* [Exercise goal] Skip the pictures and quote all of the lines exactly.

* [Data lines]
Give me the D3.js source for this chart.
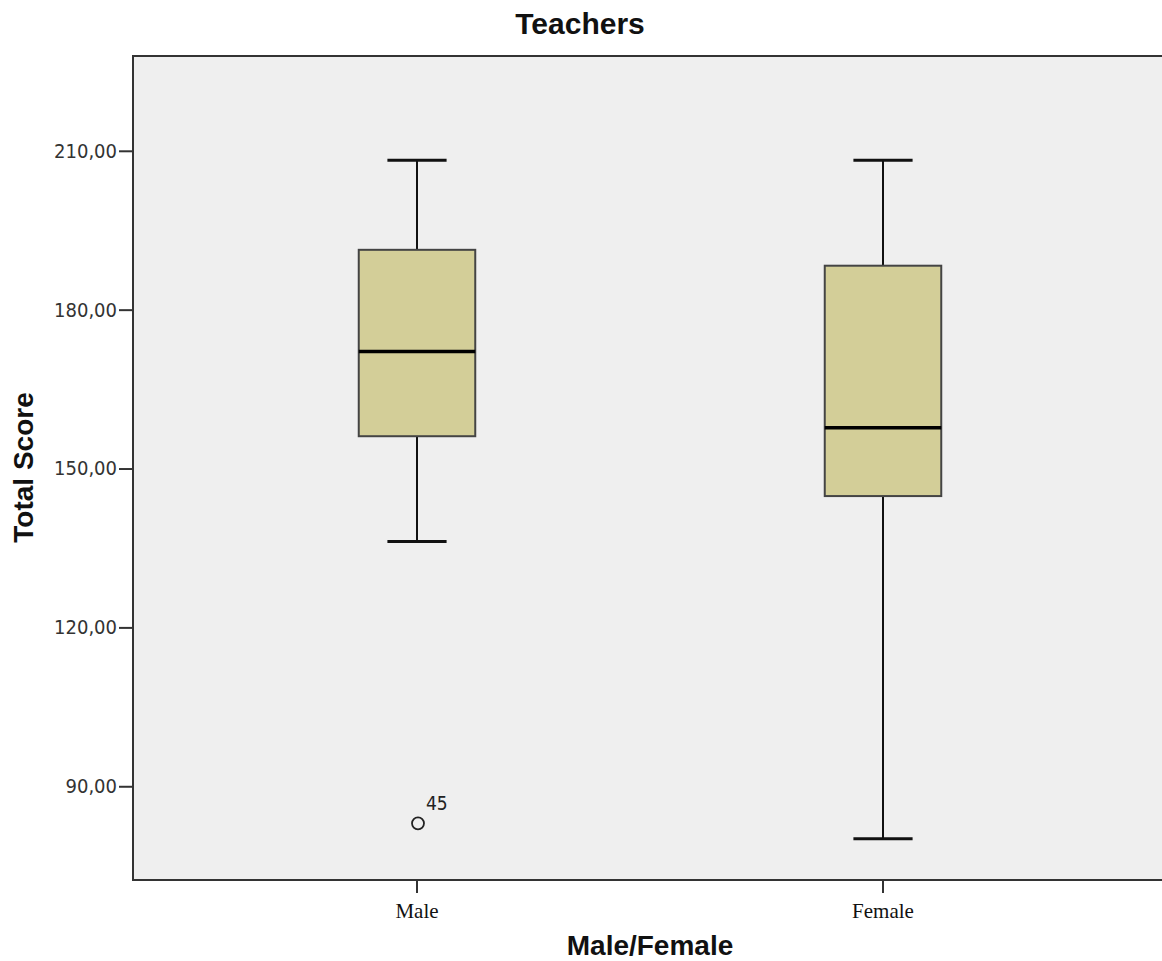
<!DOCTYPE html>
<html>
<head>
<meta charset="utf-8">
<script src="https://cdn.jsdelivr.net/npm/d3@7"></script>
<style>
  html, body { margin: 0; padding: 0; background: #fff; }
  svg { display: block; }
</style>
</head>
<body>
<svg id="chart" width="1162" height="961"></svg>
<script>
// values
const groups = ["Male", "Female"];
const whiskerLow = [136.2, 80.1];
const q1 = [156.1, 144.8];
const median = [172.1, 157.7];
const q3 = [191.3, 188.3];
const whiskerHigh = [208.2, 208.2];

const outlierGroup = ["Male"];
const outlierValue = [83.0];
const outlierCase = ["45"];

const yTicks = [90, 120, 150, 180, 210];

const svg = d3.select("#chart");
const margin = {top: 56, left: 133, bottom: 81};
const W = 1162, H = 961;
const plotBottom = H - margin.bottom;

const y = d3.scaleLinear()
    .domain([72.3, 227.9])
    .range([plotBottom, margin.top]);

const x = d3.scaleBand()
    .domain(groups)
    .range([184, 1116]);

const bw = x.bandwidth();
const boxW = bw * 0.25;
const capW = bw * 0.127;

const fmt = d3.formatLocale({decimal: ",", thousands: ".", grouping: [3], currency: ["", ""]}).format(".2f");

// plot background
svg.append("rect")
    .attr("x", margin.left)
    .attr("y", margin.top)
    .attr("width", W - margin.left + 10)
    .attr("height", plotBottom - margin.top)
    .attr("fill", "#efefef");

// y axis
const yAxis = svg.append("g")
    .attr("transform", `translate(${margin.left},0)`)
    .call(d3.axisLeft(y).tickValues(yTicks).tickFormat(fmt).tickSize(14).tickPadding(2));
yAxis.select(".domain").remove();
yAxis.selectAll(".tick line").attr("stroke", "#333").attr("stroke-width", 2);
yAxis.selectAll(".tick text")
    .attr("fill", "#333")
    .style("font-family", "'DejaVu Sans Condensed', 'DejaVu Sans', sans-serif")
    .style("font-size", "20px");

// x axis
const xAxis = svg.append("g")
    .attr("transform", `translate(0,${plotBottom})`)
    .call(d3.axisBottom(x).tickSize(13).tickPadding(6));
xAxis.select(".domain").remove();
xAxis.selectAll(".tick line").attr("stroke", "#333").attr("stroke-width", 2);
xAxis.selectAll(".tick text")
    .attr("fill", "#111")
    .attr("dy", "0.9em")
    .style("font-family", "'Liberation Serif', serif")
    .style("font-size", "21px");

// frame: left, top, bottom (no right border visible)
const frame = svg.append("g").attr("stroke", "#333").attr("stroke-width", 2).attr("fill", "none");
frame.append("path")
    .attr("d", `M${W + 10},${margin.top}H${margin.left}V${plotBottom}H${W + 10}`);

// boxes
const data = groups.map((g, i) => ({
  g, lo: whiskerLow[i], q1: q1[i], med: median[i], q3: q3[i], hi: whiskerHigh[i]
}));

const box = svg.append("g").selectAll("g")
    .data(data)
    .join("g")
    .attr("transform", d => `translate(${x(d.g) + bw / 2},0)`);

// whisker stems
box.append("line")
    .attr("y1", d => y(d.hi)).attr("y2", d => y(d.q3))
    .attr("stroke", "#111").attr("stroke-width", 2);
box.append("line")
    .attr("y1", d => y(d.q1)).attr("y2", d => y(d.lo))
    .attr("stroke", "#111").attr("stroke-width", 2);

// caps
box.append("line")
    .attr("x1", -capW / 2).attr("x2", capW / 2)
    .attr("y1", d => y(d.hi)).attr("y2", d => y(d.hi))
    .attr("stroke", "#111").attr("stroke-width", 3);
box.append("line")
    .attr("x1", -capW / 2).attr("x2", capW / 2)
    .attr("y1", d => y(d.lo)).attr("y2", d => y(d.lo))
    .attr("stroke", "#111").attr("stroke-width", 3);

// box body
box.append("rect")
    .attr("x", -boxW / 2)
    .attr("width", boxW)
    .attr("y", d => y(d.q3))
    .attr("height", d => y(d.q1) - y(d.q3))
    .attr("fill", "#d3ce98")
    .attr("stroke", "#444")
    .attr("stroke-width", 2);

// median
box.append("line")
    .attr("x1", -boxW / 2).attr("x2", boxW / 2)
    .attr("y1", d => y(d.med)).attr("y2", d => y(d.med))
    .attr("stroke", "#000").attr("stroke-width", 3.5);

// outliers
const out = svg.append("g").selectAll("g")
    .data(outlierValue.map((v, i) => ({g: outlierGroup[i], v, label: outlierCase[i]})))
    .join("g")
    .attr("transform", d => `translate(${x(d.g) + bw / 2 + 1},${y(d.v)})`);
out.append("circle")
    .attr("r", 6)
    .attr("fill", "none")
    .attr("stroke", "#222")
    .attr("stroke-width", 1.8);
out.append("text")
    .attr("x", 8)
    .attr("y", -13)
    .attr("fill", "#222")
    .style("font-family", "'DejaVu Sans Condensed', 'DejaVu Sans', sans-serif")
    .style("font-size", "19px")
    .text(d => d.label);

// titles
svg.append("text")
    .attr("x", 580)
    .attr("y", 34)
    .attr("text-anchor", "middle")
    .style("font-family", "'Liberation Sans', Arial, sans-serif")
    .style("font-weight", "bold")
    .style("font-size", "30px")
    .attr("fill", "#111")
    .text("Teachers");

svg.append("text")
    .attr("x", 650)
    .attr("y", 955)
    .attr("text-anchor", "middle")
    .style("font-family", "'Liberation Sans', Arial, sans-serif")
    .style("font-weight", "bold")
    .style("font-size", "28px")
    .attr("fill", "#111")
    .text("Male/Female");

svg.append("text")
    .attr("transform", `translate(33,${(390 + 545) / 2}) rotate(-90)`)
    .attr("text-anchor", "middle")
    .style("font-family", "'Liberation Sans', Arial, sans-serif")
    .style("font-weight", "bold")
    .style("font-size", "28px")
    .attr("fill", "#111")
    .text("Total Score");
</script>
</body>
</html>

* [Problem solution]
Give me the D3.js source for this chart.
<!DOCTYPE html>
<html>
<head>
<meta charset="utf-8">
<script src="https://cdn.jsdelivr.net/npm/d3@7"></script>
<style>
  html, body { margin: 0; padding: 0; background: #fff; }
  svg { display: block; }
</style>
</head>
<body>
<svg id="chart" width="1162" height="961"></svg>
<script>
// values
const groups = ["Male", "Female"];
const whiskerLow = [136.2, 80.1];
const q1 = [156.1, 144.8];
const median = [172.1, 157.7];
const q3 = [191.3, 188.3];
const whiskerHigh = [208.2, 208.2];

const outlierGroup = ["Male"];
const outlierValue = [83.0];
const outlierCase = ["45"];

const yTicks = [90, 120, 150, 180, 210];

const svg = d3.select("#chart");
const margin = {top: 56, left: 133, bottom: 81};
const W = 1162, H = 961;
const plotBottom = H - margin.bottom;

const y = d3.scaleLinear()
    .domain([72.3, 227.9])
    .range([plotBottom, margin.top]);

const x = d3.scaleBand()
    .domain(groups)
    .range([184, 1116]);

const bw = x.bandwidth();
const boxW = bw * 0.25;
const capW = bw * 0.127;

const fmt = d3.formatLocale({decimal: ",", thousands: ".", grouping: [3], currency: ["", ""]}).format(".2f");

// plot background
svg.append("rect")
    .attr("x", margin.left)
    .attr("y", margin.top)
    .attr("width", W - margin.left + 10)
    .attr("height", plotBottom - margin.top)
    .attr("fill", "#efefef");

// y axis
const yAxis = svg.append("g")
    .attr("transform", `translate(${margin.left},0)`)
    .call(d3.axisLeft(y).tickValues(yTicks).tickFormat(fmt).tickSize(14).tickPadding(2));
yAxis.select(".domain").remove();
yAxis.selectAll(".tick line").attr("stroke", "#333").attr("stroke-width", 2);
yAxis.selectAll(".tick text")
    .attr("fill", "#333")
    .style("font-family", "'DejaVu Sans Condensed', 'DejaVu Sans', sans-serif")
    .style("font-size", "20px");

// x axis
const xAxis = svg.append("g")
    .attr("transform", `translate(0,${plotBottom})`)
    .call(d3.axisBottom(x).tickSize(13).tickPadding(6));
xAxis.select(".domain").remove();
xAxis.selectAll(".tick line").attr("stroke", "#333").attr("stroke-width", 2);
xAxis.selectAll(".tick text")
    .attr("fill", "#111")
    .attr("dy", "0.9em")
    .style("font-family", "'Liberation Serif', serif")
    .style("font-size", "21px");

// frame: left, top, bottom (no right border visible)
const frame = svg.append("g").attr("stroke", "#333").attr("stroke-width", 2).attr("fill", "none");
frame.append("path")
    .attr("d", `M${W + 10},${margin.top}H${margin.left}V${plotBottom}H${W + 10}`);

// boxes
const data = groups.map((g, i) => ({
  g, lo: whiskerLow[i], q1: q1[i], med: median[i], q3: q3[i], hi: whiskerHigh[i]
}));

const box = svg.append("g").selectAll("g")
    .data(data)
    .join("g")
    .attr("transform", d => `translate(${x(d.g) + bw / 2},0)`);

// whisker stems
box.append("line")
    .attr("y1", d => y(d.hi)).attr("y2", d => y(d.q3))
    .attr("stroke", "#111").attr("stroke-width", 2);
box.append("line")
    .attr("y1", d => y(d.q1)).attr("y2", d => y(d.lo))
    .attr("stroke", "#111").attr("stroke-width", 2);

// caps
box.append("line")
    .attr("x1", -capW / 2).attr("x2", capW / 2)
    .attr("y1", d => y(d.hi)).attr("y2", d => y(d.hi))
    .attr("stroke", "#111").attr("stroke-width", 3);
box.append("line")
    .attr("x1", -capW / 2).attr("x2", capW / 2)
    .attr("y1", d => y(d.lo)).attr("y2", d => y(d.lo))
    .attr("stroke", "#111").attr("stroke-width", 3);

// box body
box.append("rect")
    .attr("x", -boxW / 2)
    .attr("width", boxW)
    .attr("y", d => y(d.q3))
    .attr("height", d => y(d.q1) - y(d.q3))
    .attr("fill", "#d3ce98")
    .attr("stroke", "#444")
    .attr("stroke-width", 2);

// median
box.append("line")
    .attr("x1", -boxW / 2).attr("x2", boxW / 2)
    .attr("y1", d => y(d.med)).attr("y2", d => y(d.med))
    .attr("stroke", "#000").attr("stroke-width", 3.5);

// outliers
const out = svg.append("g").selectAll("g")
    .data(outlierValue.map((v, i) => ({g: outlierGroup[i], v, label: outlierCase[i]})))
    .join("g")
    .attr("transform", d => `translate(${x(d.g) + bw / 2 + 1},${y(d.v)})`);
out.append("circle")
    .attr("r", 6)
    .attr("fill", "none")
    .attr("stroke", "#222")
    .attr("stroke-width", 1.8);
out.append("text")
    .attr("x", 8)
    .attr("y", -13)
    .attr("fill", "#222")
    .style("font-family", "'DejaVu Sans Condensed', 'DejaVu Sans', sans-serif")
    .style("font-size", "19px")
    .text(d => d.label);

// titles
svg.append("text")
    .attr("x", 580)
    .attr("y", 34)
    .attr("text-anchor", "middle")
    .style("font-family", "'Liberation Sans', Arial, sans-serif")
    .style("font-weight", "bold")
    .style("font-size", "30px")
    .attr("fill", "#111")
    .text("Teachers");

svg.append("text")
    .attr("x", 650)
    .attr("y", 955)
    .attr("text-anchor", "middle")
    .style("font-family", "'Liberation Sans', Arial, sans-serif")
    .style("font-weight", "bold")
    .style("font-size", "28px")
    .attr("fill", "#111")
    .text("Male/Female");

svg.append("text")
    .attr("transform", `translate(33,${(390 + 545) / 2}) rotate(-90)`)
    .attr("text-anchor", "middle")
    .style("font-family", "'Liberation Sans', Arial, sans-serif")
    .style("font-weight", "bold")
    .style("font-size", "28px")
    .attr("fill", "#111")
    .text("Total Score");
</script>
</body>
</html>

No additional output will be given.